Coming around on the Houston rapper’s evolving style.
The first Lecrae song I heard nearly made me toss a pair of headphones across the gym.
Fifteen seconds into the first verse (something about considering your life a tool for Christ, delivered in a weird blend of DMX bravado and hall-monitor seriousness), I pulled the earbuds out of my ears and stopped just short of sending them airborne.
Many words have been spilled about Lecrae’s transition from holier-than-thou hip hop artist to consistent creator of general-market bangers. But what’s often been left out of the narrative is how the rapper’s artistic journey parallels the theological trends over his career. My initial dry heave at Lecrae’s debut album was wrapped up in an overall distrust of two movements popular among Evangelical 20-somethings at the time.

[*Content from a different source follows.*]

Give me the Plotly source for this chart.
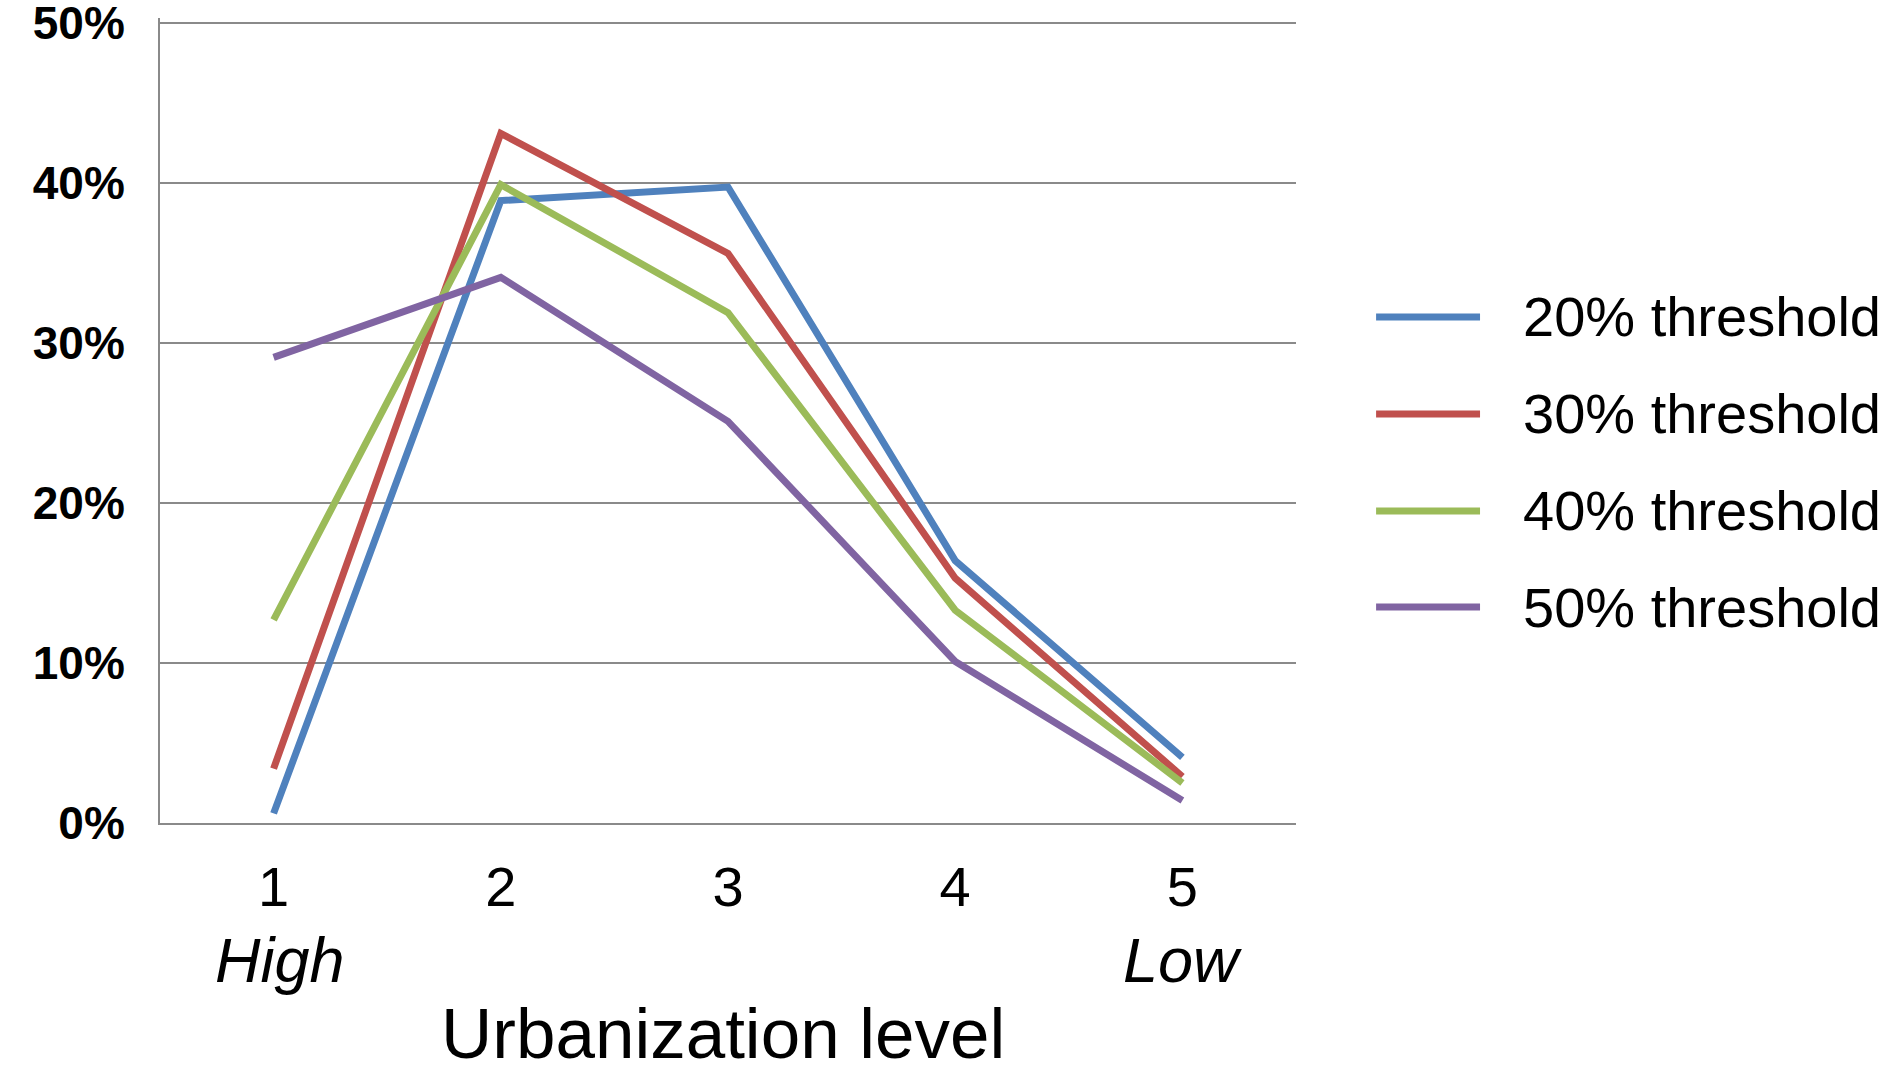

The first was a “Christian separatist” trend toward rejecting anything, even non-sinful activities, that a group of sticklers had deemed bad for Christian development. It was an era of subtraction. Why were you watching ESPN or relaxing after class with an XBOX controller when you could be reading the Bible? How dare you waste your time dating when you could be using that time to volunteer for a youth group? Everyday choices became a no-win game in which, no matter how hard you tried and how much you sacrificed, someone was bound to call you out for your lack of spiritual effort.
The second movement was an early stage of Mark Driscoll’s cult of personality. Before his descent into controversy in 2014, Driscoll built a publishing and podcasting empire on a hyper-masculine version of Reformed theology. Like the “Christian separatist” movement, the Driscoll-ites acted as if their ticket to heaven was contingent on controlling the behavior of others. In this case, the golden calf was masculinity. Manhood became the buzzword. Jesus needed men. Men were the future of Christianity. The Bible, beards and craft beer went hand in hand.

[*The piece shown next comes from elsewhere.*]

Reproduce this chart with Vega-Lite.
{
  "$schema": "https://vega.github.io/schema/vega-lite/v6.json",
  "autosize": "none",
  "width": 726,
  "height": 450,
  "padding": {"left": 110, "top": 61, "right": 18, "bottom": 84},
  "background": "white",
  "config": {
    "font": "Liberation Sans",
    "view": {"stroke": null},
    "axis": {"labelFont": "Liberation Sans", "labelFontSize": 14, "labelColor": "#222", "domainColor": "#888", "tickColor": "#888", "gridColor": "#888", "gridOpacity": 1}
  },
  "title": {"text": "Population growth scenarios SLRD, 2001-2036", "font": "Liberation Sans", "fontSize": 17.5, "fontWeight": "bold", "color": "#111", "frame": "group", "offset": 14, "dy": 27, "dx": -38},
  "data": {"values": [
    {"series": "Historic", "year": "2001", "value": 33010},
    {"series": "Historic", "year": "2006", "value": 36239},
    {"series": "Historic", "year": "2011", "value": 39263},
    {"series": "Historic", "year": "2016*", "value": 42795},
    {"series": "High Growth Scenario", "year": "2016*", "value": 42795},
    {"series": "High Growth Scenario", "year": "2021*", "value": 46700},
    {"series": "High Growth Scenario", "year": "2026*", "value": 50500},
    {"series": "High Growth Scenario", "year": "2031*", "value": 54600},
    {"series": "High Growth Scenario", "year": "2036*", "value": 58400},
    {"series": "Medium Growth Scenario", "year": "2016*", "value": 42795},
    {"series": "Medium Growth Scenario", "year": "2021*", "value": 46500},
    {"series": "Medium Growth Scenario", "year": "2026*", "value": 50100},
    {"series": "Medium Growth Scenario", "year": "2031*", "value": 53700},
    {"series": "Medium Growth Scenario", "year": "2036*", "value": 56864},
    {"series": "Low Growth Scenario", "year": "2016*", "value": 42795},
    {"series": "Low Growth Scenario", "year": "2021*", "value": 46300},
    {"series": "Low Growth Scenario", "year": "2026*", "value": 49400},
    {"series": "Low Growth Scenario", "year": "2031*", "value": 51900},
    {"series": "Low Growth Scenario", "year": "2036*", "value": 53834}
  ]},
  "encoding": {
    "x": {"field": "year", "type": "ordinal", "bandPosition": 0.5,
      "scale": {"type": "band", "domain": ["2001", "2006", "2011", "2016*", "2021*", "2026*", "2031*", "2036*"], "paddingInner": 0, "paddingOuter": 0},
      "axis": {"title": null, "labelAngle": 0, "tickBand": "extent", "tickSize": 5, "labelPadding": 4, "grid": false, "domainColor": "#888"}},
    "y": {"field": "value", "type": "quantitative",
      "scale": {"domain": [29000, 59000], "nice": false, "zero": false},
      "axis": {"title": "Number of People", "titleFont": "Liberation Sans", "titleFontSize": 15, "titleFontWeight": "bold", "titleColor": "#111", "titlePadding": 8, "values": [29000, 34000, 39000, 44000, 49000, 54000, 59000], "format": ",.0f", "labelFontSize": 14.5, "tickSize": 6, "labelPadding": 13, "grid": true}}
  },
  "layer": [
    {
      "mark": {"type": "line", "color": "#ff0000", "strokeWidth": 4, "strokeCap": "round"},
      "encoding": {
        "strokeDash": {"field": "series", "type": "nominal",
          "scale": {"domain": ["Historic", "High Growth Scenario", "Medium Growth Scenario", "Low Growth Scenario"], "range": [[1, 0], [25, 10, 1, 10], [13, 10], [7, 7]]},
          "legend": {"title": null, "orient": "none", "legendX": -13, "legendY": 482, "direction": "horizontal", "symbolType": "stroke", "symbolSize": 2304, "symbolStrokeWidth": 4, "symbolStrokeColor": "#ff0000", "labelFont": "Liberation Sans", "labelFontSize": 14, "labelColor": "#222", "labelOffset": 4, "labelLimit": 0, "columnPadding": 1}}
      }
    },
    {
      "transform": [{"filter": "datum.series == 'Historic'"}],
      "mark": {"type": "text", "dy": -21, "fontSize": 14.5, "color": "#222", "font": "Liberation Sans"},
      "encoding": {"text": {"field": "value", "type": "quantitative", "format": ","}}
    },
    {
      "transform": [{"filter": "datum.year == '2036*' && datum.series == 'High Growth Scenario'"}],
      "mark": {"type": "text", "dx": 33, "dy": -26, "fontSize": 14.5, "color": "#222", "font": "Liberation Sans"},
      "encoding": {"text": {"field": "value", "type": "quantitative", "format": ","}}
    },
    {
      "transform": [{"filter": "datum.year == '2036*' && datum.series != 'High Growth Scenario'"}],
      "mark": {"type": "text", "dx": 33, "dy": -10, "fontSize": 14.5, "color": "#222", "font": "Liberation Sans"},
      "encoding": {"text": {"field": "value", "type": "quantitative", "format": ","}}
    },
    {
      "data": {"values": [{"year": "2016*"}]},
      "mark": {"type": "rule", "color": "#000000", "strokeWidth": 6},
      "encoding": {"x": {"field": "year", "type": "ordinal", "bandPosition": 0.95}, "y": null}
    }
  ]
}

I grew up on a working farm, learning to hunt, chop firewood and butcher hogs, so I found these sentiments about me learning to “man up” confusing at best. And the messengers were dudes who had functioned as full-blown Ryan Seacrest clones just 18 months earlier. They had just swapped their then-called metrosexual ways in favor of pseudo-grunge attire and razor-free dopp kits. It was irritating but not threatening. My main goal was just to steer clear of the weirdness on campus.

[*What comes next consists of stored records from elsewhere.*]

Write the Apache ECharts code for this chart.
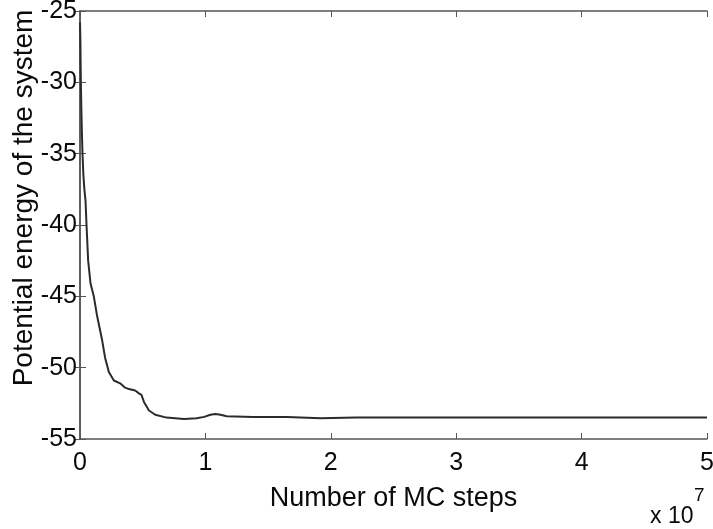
<!DOCTYPE html>
<html>
<head>
<meta charset="utf-8">
<script src="https://cdn.jsdelivr.net/npm/echarts@6/dist/echarts.min.js"></script>
<style>
  html, body { margin: 0; padding: 0; background: #fff; }
  #chart { width: 713px; height: 529px; }
</style>
</head>
<body>
<div id="chart"></div>
<script>
// MC steps in units of 1e7
const steps = [0, 0.003, 0.006, 0.01, 0.015, 0.02, 0.027, 0.035, 0.044, 0.052, 0.065, 0.084, 0.11, 0.137, 0.177, 0.2, 0.23, 0.27, 0.32, 0.36, 0.39, 0.44, 0.47, 0.49, 0.51, 0.55, 0.6, 0.69, 0.83, 0.93, 0.99, 1.04, 1.08, 1.12, 1.17, 1.38, 1.65, 1.92, 2.2, 2.5, 3, 3.5, 4, 4.5, 5]
const energy = [-25.8, -27, -29.5, -31.5, -33.5, -35, -36.5, -37.5, -38.3, -40, -42.5, -44.1, -45, -46.4, -48.1, -49.3, -50.3, -50.9, -51.1, -51.4, -51.5, -51.6, -51.8, -51.9, -52.4, -53.0, -53.3, -53.5, -53.6, -53.55, -53.45, -53.3, -53.25, -53.3, -53.4, -53.45, -53.45, -53.55, -53.5, -53.5, -53.5, -53.5, -53.5, -53.5, -53.5]
const xTicks = [0, 1, 2, 3, 4, 5]
const yTicks = [-55, -50, -45, -40, -35, -30, -25]

const font = 'Liberation Sans, Arial, sans-serif'
const axisColor = '#555'
const textColor = '#0a0a0a'

const chart = echarts.init(document.getElementById('chart'))

const baseAxis = {
  type: 'value',
  splitLine: { show: false },
  axisLine: { show: true, lineStyle: { color: axisColor, width: 1.5 } },
  axisTick: { show: true, inside: true, length: 6, lineStyle: { color: axisColor } }
}

chart.setOption({
  animation: false,
  backgroundColor: '#fff',
  grid: { left: 80, right: 6, top: 11, bottom: 90, outerBoundsMode: 'none' },
  xAxis: [
    {
      ...baseAxis,
      position: 'bottom',
      min: xTicks[0], max: xTicks[xTicks.length - 1], interval: 1,
      axisLabel: { color: textColor, fontFamily: font, fontSize: 25, margin: 12 },
      name: 'Number of MC steps',
      nameLocation: 'middle',
      nameGap: 46,
      nameMoveOverlap: false,
      nameTextStyle: { color: textColor, fontFamily: font, fontSize: 27 }
    },
    {
      ...baseAxis,
      position: 'top',
      min: xTicks[0], max: xTicks[xTicks.length - 1], interval: 1,
      axisLabel: { show: false }
    }
  ],
  yAxis: [
    {
      ...baseAxis,
      position: 'left',
      min: yTicks[0], max: yTicks[yTicks.length - 1], interval: 5,
      axisLabel: { color: textColor, fontFamily: font, fontSize: 25, margin: 3 },
      name: 'Potential energy of the system',
      nameLocation: 'middle',
      nameRotate: 90,
      nameGap: 42,
      nameMoveOverlap: false,
      nameTextStyle: { color: textColor, fontFamily: font, fontSize: 28, padding: [0, 0, 0, 54] }
    },
    {
      ...baseAxis,
      position: 'right',
      min: yTicks[0], max: yTicks[yTicks.length - 1], interval: 5,
      axisLabel: { show: false }
    }
  ],
  graphic: [
    { type: 'text', left: 650, top: 505, style: { text: 'x 10', font: '23px ' + font, fill: textColor } },
    { type: 'text', left: 694, top: 486, style: { text: '7', font: '19px ' + font, fill: textColor } }
  ],
  series: [
    {
      type: 'line',
      data: steps.map((s, i) => [s, energy[i]]),
      showSymbol: false,
      lineStyle: { color: '#2b2b2b', width: 2 }
    }
  ]
})
</script>
</body>
</html>
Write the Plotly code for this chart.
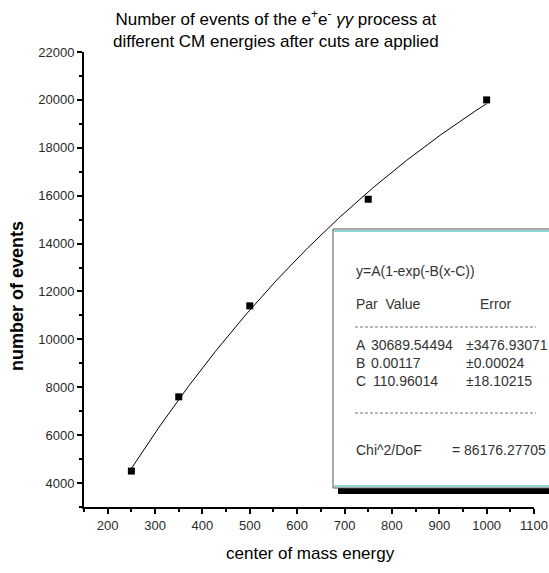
import numpy as np
import plotly.graph_objects as go

# Measured event counts at each centre-of-mass energy
energy = [250, 350, 500, 750, 1000]
events = [4500, 7600, 11400, 15850, 20000]

# Fit parameters for y = A(1 - exp(-B(x - C)))
FIT_A = 30689.54494
FIT_B = 0.00117
FIT_C = 110.96014

fit_x = np.linspace(min(energy), max(energy), 200)
fit_y = FIT_A * (1 - np.exp(-FIT_B * (fit_x - FIT_C)))

x_ticks = list(range(200, 1101, 100))
y_ticks = list(range(4000, 22001, 2000))
x_labels = [str(v) for v in x_ticks]
y_labels = [str(v) for v in y_ticks]

FONT = "Liberation Sans, Arial, sans-serif"
TICK_COLOR = "#2a2a2a"

fig = go.Figure()
fig.add_trace(go.Scatter(x=fit_x, y=fit_y, mode="lines",
                         line=dict(color="black", width=1), hoverinfo="skip"))
fig.add_trace(go.Scatter(x=energy, y=events, mode="markers",
                         marker=dict(symbol="square", size=7, color="black")))

axis_common = dict(
    showgrid=False, zeroline=False, showline=True, linecolor="black", linewidth=2,
    ticks="outside", ticklen=5, tickwidth=2, tickcolor="black",
    tickfont=dict(family=FONT, size=13, color=TICK_COLOR),
    mirror=False, automargin=False,
)

fig.update_layout(
    width=549, height=573,
    margin=dict(l=84, r=15, t=52, b=66),
    paper_bgcolor="white", plot_bgcolor="white",
    showlegend=False,
    xaxis=dict(range=[150, 1100], tickvals=x_ticks, ticktext=x_labels,
               minor=dict(dtick=50, tick0=150, ticks="outside", ticklen=3,
                          tickwidth=2, tickcolor="black"),
               **axis_common),
    yaxis=dict(range=[3000, 22000], tickvals=y_ticks, ticktext=y_labels,
               minor=dict(dtick=1000, tick0=3000, ticks="outside", ticklen=3,
                          tickwidth=2, tickcolor="black"),
               **axis_common),
)


def px(xp):
    return (xp - 84) / 450


def py(yp):
    return (507 - yp) / 455


# Title (two lines, centred on the page)
fig.add_annotation(
    text="Number of events of the e<sup>+</sup>e<sup>-</sup> <i>γγ</i> process at<br>"
         "different CM energies after cuts are applied",
    xref="paper", yref="paper", x=px(276), y=py(5),
    xanchor="center", yanchor="top", showarrow=False, align="center",
    font=dict(family=FONT, size=17, color="black"),
)

# Axis titles
fig.add_annotation(
    text="<b>number of events</b>", textangle=-90,
    xref="paper", yref="paper", x=px(17), y=py(296),
    xanchor="center", yanchor="middle", showarrow=False,
    font=dict(family=FONT, size=18, color="black"),
)
fig.add_annotation(
    text="center of mass energy",
    xref="paper", yref="paper", x=px(310), y=py(553),
    xanchor="center", yanchor="middle", showarrow=False,
    font=dict(family=FONT, size=17, color="black"),
)

# Fit-result box with drop shadow
fig.add_shape(type="rect", xref="paper", yref="paper",
              x0=px(338), x1=px(560), y0=py(494), y1=py(487),
              fillcolor="black", line=dict(width=0), layer="above")
fig.add_shape(type="rect", xref="paper", yref="paper",
              x0=px(333), x1=px(560), y0=py(488), y1=py(229),
              fillcolor="white", line=dict(color="#555555", width=1), layer="above")
for yl in (231, 486):
    fig.add_shape(type="line", xref="paper", yref="paper",
                  x0=px(334), x1=px(560), y0=py(yl), y1=py(yl),
                  line=dict(color="#8fd3d3", width=2), layer="above")

BOX_FONT = dict(family=FONT, size=14, color="#333333")
box_text = [
    (354, 271, "y=A(1-exp(-B(x-C))"),
    (354, 304, "Par  Value"),
    (478, 304, "Error"),
    (354, 345, "A"),
    (369, 345, "30689.54494"),
    (464, 345, "±3476.93071"),
    (354, 363, "B"),
    (369, 363, "0.00117"),
    (464, 363, "±0.00024"),
    (354, 381, "C"),
    (371, 381, "110.96014"),
    (464, 381, "±18.10215"),
    (354, 450, "Chi^2/DoF"),
    (450, 450, "= 86176.27705"),
]
for xp_, yp_, t in box_text:
    fig.add_annotation(text=t, xref="paper", yref="paper", x=px(xp_), y=py(yp_),
                       xanchor="left", yanchor="middle", showarrow=False,
                       font=BOX_FONT)

# Dashed separator rules inside the box
for yl in (327, 413):
    fig.add_shape(type="line", xref="paper", yref="paper",
                  x0=px(355), x1=px(536), y0=py(yl), y1=py(yl),
                  line=dict(color="#777777", width=1, dash="3px,2px"), layer="above")

fig.write_html("out.html")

Unfortunately, I was introduced to Lecrae because he seemed to be at the cultural center of both groups. They loved him. That first song was played for me by a Christian separatist who no doubt wanted me to delete Kanye West from my iPod in favor of this “holier” alternative. Hearing Lecrae quote the same Scripture my classmates leveraged to tell me video games were a tool of Satan did not inspire me to become a fan. One group saw Lecrae as their safe alternative to Kanye, The Game and Young Jeezy, and the other saw him as the hip-hop spokesman for their testosterone-injected version of the Gospel. I was out.
With each new album, Lecrae’s profile grew inside and outside the Church. I held on to my assumption that his records were little more than Zealot propaganda laced over Southern beats, but his 2012 mixtape Church Clothes drew me back in. Church Clothes was a massive leap forward for Lecrae, the moment when he seemed to begin focusing more on following Christ than worrying whether youth groups would show up to his concerts. Plus, Lecrae earning a co-sign from a young Kendrick Lamar didn’t hurt matters.
Last week, Lecrae dropped Let the Trap Say Amen, a joint album with producer Zaytoven, a gifted beat-smith whose distinct soundscapes have elevated guys like Future, Usher and Gucci Mane. Lecrae has found a way to fuse his artistry with the trends of the Soundcloud generation. It’s a project that pulls off the near-impossible, merging trunk-rattling beats with the southern consciousness of T.I. and Andre 3000 without watering down Lecrae’s outspoken faith. Somehow, this collection of songs hits as hard for Evangelicals as it does for drug dealers.
Trap rounds off a nearly complete sonic, lyrical and stylistic transformation from Lecrae’s early days. It’s easy to hear the same heart behind the music, but the execution is much better with each successive record. On his debut, Real Talk, Lecrae rapped “Put a man’s curse on his back / I worship for that, it’s my whole purpose in fact / Purple and black, is how we looked I’m certain of that / And man I cry when I think of how the Curtain was cracked.” That verse required at least two years of Sunday School to unpack, and assuming most non-Christians don’t have a strong grasp on substitutionary atonement, it preaches the Gospel in a way only those who already believe can comprehend.
It’s a far cry from lines on Let the Trap Say Amen, like “Boy I swear I came from nothin’ seen a lot of people fall / Took a lot of L’s called em lessons never took a loss / When they ask me how I say ‘Wow must not know my God.’” It also speaks on divine providence, but the anticipated audience is in the streets instead of the pews.